The secret to understanding Donald Trump’s rise is that the inequality that’s driving the collapse of American asabiya isn’t just economic. Cultural and educational gaps are growing wider. For example, students at the most highly ranked, prestigious colleges and universities are trained to see the world in a way that’s almost completely alien to how most people see it. Their educations teach them to be fiercely individualistic, extremely analytical, and preternaturally resistant to social obligations. They see social conventions and traditions as illegitimate, usually oppressive, constraints on personal freedom. Their business professors teach them to “disrupt” and “innovate” – but never to “preserve” or “maintain.”

In this way, the most well-educated Americans set themselves off culturally and morally from the working classes who produce food, build things, and maintain the country’s physical infrastructure. Across societies, working-class folks tend to be more culturally conservative than literati. People who hang drywall for a living can’t afford to be hyper-individualistic, because manual work is fundamentally about meeting responsibilities imposed from the outside. If you “innovate” or “disrupt” too much, you’ll get canned. Period.

To put it bluntly: “disruption” is a prerogative of people who don’t owe anything to others.

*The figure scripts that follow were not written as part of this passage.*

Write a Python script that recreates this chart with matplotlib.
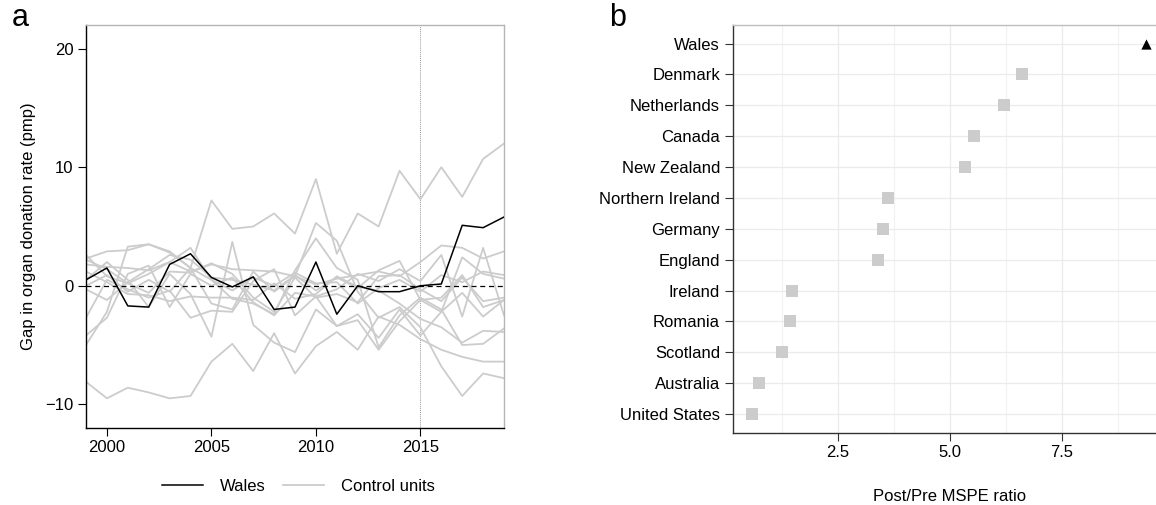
import numpy as np
import matplotlib
matplotlib.use("Agg")
import matplotlib.pyplot as plt
from matplotlib.ticker import MultipleLocator, FormatStrFormatter

plt.rcParams['font.family'] = ['Liberation Sans', 'DejaVu Sans']

#------------------- data, panel a -------------------
years = np.arange(1999, 2020)
wales_gap = [0.5, 1.5, -1.7, -1.8, 1.8, 2.7, 0.7, -0.1, 0.75, -2.0, -1.8,
             2.0, -2.4, 0.0, -0.5, -0.5, 0.0, 0.15, 5.1, 4.9, 5.8]
control_gaps = [
    [2.3, 2.9, 3.0, 3.5, 2.9, 1.5, 7.2, 4.8, 5.0, 6.1, 4.4, 9.0, 2.7, 6.1, 5.0, 9.7, 7.3, 10.0, 7.5, 10.7, 12.0],
    [-8.1, -9.5, -8.6, -9.0, -9.5, -9.3, -6.4, -4.9, -7.2, -4.0, -7.4, -5.1, -3.9, -5.4, -2.6, -3.3, -4.5, -5.4, -6.0, -6.4, -6.4],
    [-5.0, -2.2, 3.3, 3.5, 2.8, 1.5, -1.5, -2.0, 1.2, -0.5, 0.8, 5.3, 3.8, -0.5, -2.7, -1.8, -3.5, -6.8, -9.3, -7.4, -7.8],
    [2.6, 0.8, 0.2, 1.0, 2.0, 3.2, 0.5, -1.1, -1.5, -2.4, 1.3, 4.0, 1.5, 0.5, -5.2, -2.5, -1.0, -2.0, -5.0, -4.9, -3.6],
    [0.5, 2.0, 0.5, -1.8, 1.0, -0.7, -4.3, 3.7, -3.3, -4.8, -5.6, -2.0, -3.4, -2.9, -5.4, -3.0, -1.2, -1.0, 0.9, -1.8, -1.2],
    [1.8, 1.6, 1.5, 1.3, 2.0, 1.2, 1.8, 1.4, 1.3, 1.2, 0.8, 0.1, 0.6, 0.9, 1.2, 0.8, 2.0, 3.4, 3.2, 2.3, 2.9],
    [-0.3, -1.2, 0.3, 1.4, 2.6, 2.2, 0.7, 0.5, 0.1, -0.4, 0.9, -0.4, 0.7, -0.2, 1.3, 2.1, -1.2, -2.2, 2.4, 1.0, 0.6],
    [-2.7, 0.5, -0.3, -1.0, -0.4, -2.7, -2.1, -2.2, 0.4, 1.4, -2.5, -0.9, -3.4, -2.4, -4.4, -2.0, -4.2, -2.2, -0.6, -2.6, -1.2],
    [-4.2, -2.7, 1.0, 1.7, -1.8, 1.0, 0.0, 0.7, -1.4, -2.5, -0.6, -0.9, -0.3, 1.0, 0.4, 1.4, 0.4, 2.6, -2.6, 3.2, -2.5],
    [1.2, 0.3, -0.7, -0.8, -1.3, -0.9, -1.0, -1.0, -1.2, 0.2, -1.1, -0.7, 0.8, -0.1, -0.4, -1.5, -2.8, -3.5, -4.8, -3.8, -3.9],
    [0.0, 0.9, -0.5, 0.5, -0.5, 1.5, 0.5, -0.4, 0.7, 0.0, 1.1, 0.2, 0.3, -1.5, -0.2, 0.5, -0.5, 0.9, 0.3, 1.2, 0.9],
    [2.2, 1.4, 0.2, -0.6, 1.2, 1.1, 1.9, 1.0, -1.0, -2.2, 0.7, -1.0, -0.7, -1.4, 0.8, 0.9, -0.3, -1.3, 0.7, -1.3, -1.0],
]
treatment_year = 2015

#------------------- data, panel b -------------------
countries = ["Wales", "Denmark", "Netherlands", "Canada", "New Zealand",
             "Northern Ireland", "Germany", "England", "Ireland", "Romania",
             "Scotland", "Australia", "United States"]
mspe_ratio = [9.38, 6.61, 6.20, 5.53, 5.35, 3.63, 3.51, 3.40, 1.47, 1.44,
              1.26, 0.73, 0.59]
treated = "Wales"

GREY = "#cccccc"
FS = 12

fig = plt.figure(figsize=(11.56, 5.05), dpi=100)

#------------------- panel a -------------------
ax = fig.add_axes([0.0744, 0.1525, 0.3616, 0.798])
for c in control_gaps:
    ax.plot(years, c, color=GREY, lw=1.3, zorder=1)
ax.plot([], [], color=GREY, lw=1.3, label="Control units")
ax.plot(years, wales_gap, color="black", lw=1.1, zorder=3, label="Wales")
ax.axhline(0, color="black", lw=0.9, ls=(0, (4, 3)), zorder=2)
ax.axvline(treatment_year, color="#999999", lw=0.7, ls=(0, (1, 1)), zorder=0)

ax.set_xlim(1999, 2019)
ax.set_ylim(-12, 22)
ax.set_xticks([2000, 2005, 2010, 2015])
ax.set_yticks([-10, 0, 10, 20])
ax.set_yticklabels(["\u221210", "0", "10", "20"])
ax.tick_params(labelsize=FS, length=6, width=0.8, color="black", pad=3)
ax.set_ylabel("Gap in organ donation rate (pmp)", fontsize=FS, labelpad=7)
for s in ["left", "bottom"]:
    ax.spines[s].set_color("black")
    ax.spines[s].set_linewidth(1.0)
for s in ["top", "right"]:
    ax.spines[s].set_color("#b5b5b5")
    ax.spines[s].set_linewidth(1.0)

h, l = ax.get_legend_handles_labels()
fig.legend(h[::-1], l[::-1], loc="center", bbox_to_anchor=(0.258, 0.036),
           ncol=2, frameon=False, fontsize=FS, handlelength=2.5,
           handletextpad=1.0, columnspacing=1.0)

fig.text(0.010, 0.935, "a", fontsize=22, va="bottom", ha="left")

#------------------- panel b -------------------
bx = fig.add_axes([0.6337, 0.1432, 0.3758, 0.8073])
ypos = np.arange(len(countries))[::-1]
for y, name, v in zip(ypos, countries, mspe_ratio):
    if name == treated:
        bx.scatter(v, y, marker="^", s=55, color="black", lw=0, zorder=3)
    else:
        bx.scatter(v, y, marker="s", s=70, color=GREY, lw=0, zorder=3)

bx.set_xlim(0.15, 9.85)
bx.set_ylim(-0.6, len(countries) - 0.4)
bx.set_yticks(ypos)
bx.set_yticklabels(countries)
bx.xaxis.set_major_locator(MultipleLocator(2.5))
bx.xaxis.set_minor_locator(MultipleLocator(1.25))
bx.xaxis.set_major_formatter(FormatStrFormatter("%.1f"))
bx.tick_params(axis="x", which="minor", length=0)
bx.tick_params(labelsize=FS, length=6, width=0.8, color="#333333", pad=3)
bx.grid(True, which="major", color="#ebebeb", lw=0.9)
bx.grid(True, which="minor", axis="x", color="#f2f2f2", lw=0.9)
bx.set_axisbelow(True)
bx.set_xlabel("Post/Pre MSPE ratio", fontsize=FS, labelpad=21)
for s in ["left", "bottom"]:
    bx.spines[s].set_color("#333333")
    bx.spines[s].set_linewidth(1.0)
for s in ["top", "right"]:
    bx.spines[s].set_color("#bdbdbd")
    bx.spines[s].set_linewidth(1.0)

fig.text(0.527, 0.935, "b", fontsize=22, va="bottom", ha="left")

fig.savefig("out.png", dpi=100)
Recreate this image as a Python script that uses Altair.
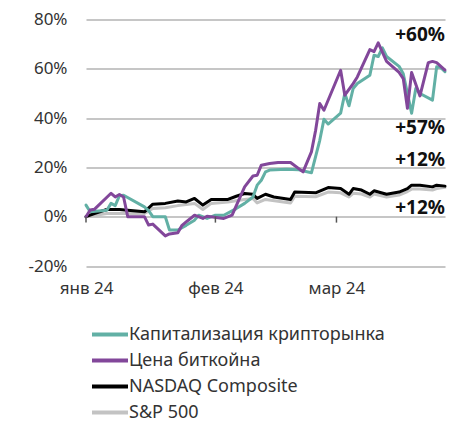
import altair as alt
import pandas as pd

START = "2024-01-01"
FONT = "Noto Sans"

series_names = ["Капитализация крипторынка", "Цена биткойна", "NASDAQ Composite", "S&P 500"]
series_colors = ["#62b0a5", "#82479a", "#000000", "#c3c3c3"]

# day offsets from 1 Jan 2024 and % change
cap_days = [0, 1, 5, 6, 7, 8, 9, 14, 15, 16, 19, 20, 22, 24, 26, 27, 29, 31, 33, 36, 38, 40, 41, 42, 43, 44,
            48, 51, 54, 56, 57, 58, 61, 62, 63, 64, 65, 68, 69, 70, 71, 72, 75, 76, 78, 79, 80, 83, 84, 85, 86]
cap_vals = [4.7, 2.0, 2.6, 5.4, 4.5, 8.5, 8.7, 4.0, 2.5, 0.0, 0.0, -5.4, -5.4, -3.5, -1.4, 0.6, -0.7, 0.6, 0.6, 3.3, 5.4, 8.0, 12.8, 14.8, 18.2, 18.9,
            19.2, 19.0, 17.8, 31.0, 39.5, 37.6, 42.0, 50.0, 45.0, 52.0, 54.0, 57.4, 65.5, 65.0, 68.5, 65.0, 61.0, 58.0, 42.0, 52.0, 50.0, 47.3, 60.8, 60.5, 58.8]

btc_days = [0, 1, 2, 6, 7, 8, 9, 10, 14, 15, 16, 19, 20, 22, 23, 24, 26, 28, 29, 33, 35, 38, 40, 41, 42, 44, 46, 49,
            52, 54, 55, 56, 57, 61, 62, 64, 65, 68, 69, 70, 72, 75, 76, 77, 78, 80, 82, 83, 84, 86]
btc_vals = [0.0, 2.7, 3.0, 9.5, 8.0, 9.0, 8.0, 0.0, 0.0, -3.4, -3.0, -7.8, -7.0, -6.5, -3.5, -2.1, 0.6, -0.7, 0.2, -0.7, 0.6, 12.1, 16.5, 16.8, 20.9, 21.6, 22.0, 22.0,
            18.2, 26.3, 35.0, 45.9, 43.2, 59.4, 49.3, 54.0, 56.7, 67.8, 67.0, 70.5, 63.0, 58.5, 56.0, 44.0, 58.5, 49.0, 62.5, 63.0, 62.5, 59.5]

ndx_days = [0, 2, 5, 8, 14, 16, 19, 22, 24, 26, 28, 30, 34, 36, 38, 40, 41, 43, 45, 49, 50, 55, 58, 61, 63, 64,
            66, 68, 69, 72, 75, 77, 78, 80, 83, 84, 86]
ndx_vals = [0.0, 1.3, 2.9, 2.9, 2.0, 5.1, 5.4, 6.4, 6.0, 7.4, 4.7, 7.0, 7.0, 8.3, 9.4, 9.1, 7.4, 9.1, 8.0, 7.0, 10.0, 9.7, 11.8, 11.4, 9.1, 11.4,
            10.8, 9.1, 10.5, 9.1, 10.0, 11.4, 12.8, 12.8, 12.1, 12.8, 12.4]

spx_days = [0, 2, 5, 14, 16, 19, 22, 26, 28, 30, 34, 38, 40, 41, 43, 49, 50, 55, 58, 61, 63, 64,
            66, 68, 69, 72, 75, 77, 78, 80, 83, 84, 86]
spx_vals = [0.0, 0.5, 1.3, 1.3, 3.3, 3.6, 4.5, 5.4, 2.9, 5.4, 6.0, 7.0, 7.4, 5.6, 7.0, 5.6, 8.3, 8.1, 10.0, 9.7, 8.0, 9.5,
            9.2, 8.0, 9.2, 8.0, 8.8, 10.2, 11.2, 11.2, 10.8, 11.4, 11.9]

end_labels = ["+60%", "+57%", "+12%", "+12%"]
end_label_y = [73.6, 35.8, 23.2, 3.7]

month_days = [0, 31, 60]
y_ticks = [-20, 0, 20, 40, 60, 80]


def to_dates(days):
    return pd.Timestamp(START) + pd.to_timedelta(days, unit="D")


def frame(name, days, vals):
    return pd.DataFrame({"date": to_dates(days), "value": vals, "series": name})


frames = {
    series_names[0]: frame(series_names[0], cap_days, cap_vals),
    series_names[1]: frame(series_names[1], btc_days, btc_vals),
    series_names[2]: frame(series_names[2], ndx_days, ndx_vals),
    series_names[3]: frame(series_names[3], spx_days, spx_vals),
}

x_scale = alt.Scale(domain=[alt.DateTime(year=2024, month=1, date=1), alt.DateTime(year=2024, month=3, date=27)])
y_scale = alt.Scale(domain=[-20, 80], nice=False)

x_enc = alt.X(
    "date:T", scale=x_scale, title=None,
    axis=alt.Axis(
        values=[alt.DateTime(year=2024, month=1, date=1), alt.DateTime(year=2024, month=2, date=1),
                alt.DateTime(year=2024, month=3, date=1)],
        labelExpr="['янв','фев','мар','апр'][month(datum.value)] + ' 24'",
        grid=False, ticks=False, domain=False, labelPadding=14, labelFlush=False,
    ),
)
y_enc = alt.Y(
    "value:Q", scale=y_scale, title=None,
    axis=alt.Axis(values=y_ticks, labelExpr="datum.value + '%'", grid=True, ticks=False, domain=False,
                  labelPadding=19, gridColor="#b3b3b3", gridWidth=1.5),
)
color_enc = alt.Color(
    "series:N",
    scale=alt.Scale(domain=series_names, range=series_colors),
    legend=alt.Legend(title=None),
)


def line_layer(name):
    return alt.Chart(frames[name]).mark_line(strokeWidth=3, strokeJoin="round", strokeCap="round").encode(
        x=x_enc, y=y_enc, color=color_enc
    )


months_df = pd.DataFrame({"date": to_dates(month_days), "y0": 0.0, "y1": -2.4})
ticks = alt.Chart(months_df).mark_rule(color="#555555", strokeWidth=1.5).encode(
    x=alt.X("date:T", scale=x_scale), y=alt.Y("y0:Q", scale=y_scale), y2="y1:Q"
)

labels_df = pd.DataFrame({"date": to_dates([86] * len(end_labels)), "value": end_label_y, "text": end_labels})
labels = alt.Chart(labels_df).mark_text(
    align="right", baseline="middle", fontWeight="bold", fontSize=19, font=FONT, color="#111111"
).encode(x=alt.X("date:T", scale=x_scale), y=alt.Y("value:Q", scale=y_scale), text="text:N")

chart = alt.layer(
    line_layer(series_names[3]),
    line_layer(series_names[2]),
    line_layer(series_names[0]),
    line_layer(series_names[1]),
    ticks,
    labels,
).properties(
    width=359,
    height=246.5,
    autosize=alt.AutoSizeParams(type="none"),
    padding={"left": 78, "top": 11.5, "right": 10, "bottom": 157},
).configure_view(stroke=None).configure_axis(
    labelFont=FONT, labelFontSize=17, labelColor="#333333"
).configure_legend(
    orient="none", legendX=15, legendY=306, direction="vertical",
    symbolType="M-3,0H3", symbolSize=144, symbolStrokeWidth=4,
    labelFont=FONT, labelFontSize=18, labelColor="#333333", labelOffset=10, labelLimit=400,
    rowPadding=8, padding=0,
)

chart.save("out.html", embed_options={"renderer": "svg", "actions": False})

See, society fundamentally depends on a bedrock of people who are willing to owe something to other people – to do things out of obligation. But economic and cultural polarization has twisted the relationship between those bedrock people and the privileged folks who depend on them, zapping social solidarity. For instance, the privileged are increasingly “fiscally conservative but socially liberal” – a fashionable combination that slams working people from both sides. Fiscal conservatism moves factories to Mexico at the drop of a dime, shredding working-class communities. Excessive social liberalism moves society’s moral goalposts to just such a position that working-class people are essentially guaranteed to be seen as Bad People or bigots – which ensures that the literati in Boston or San Francisco don’t have to feel guilty about the evisceration of working-class America.

This is the portrait of a society where asabiya is in decline. Our shared emotional commitment to the collective has been replaced by more narrow interests, and different factions of society are pitted against one another. It’s the perfect petri culture for a populist, nativist demagogue to arise and wrest power from the decent and the educated. And, voilà, it’s looking increasingly likely that we’ll get exactly that.

Recent years haven’t been all bad – our first black president is about to complete his second term. Gays and lesbians are treated like people. We’ve made progress on some fronts. Yet, as the work of moral psychologist Jonathan Haidt has shown, progress isn’t just about leveling inequality and fixing injustice. It’s also about keeping the community together, about motivating investment and participation in the collective. But because the Americans with the most influence and education have mostly turned up their noses at those community-binding functions, we’re standing on very rocky ground. And, unfortunately, it’s probably about to get a lot rockier.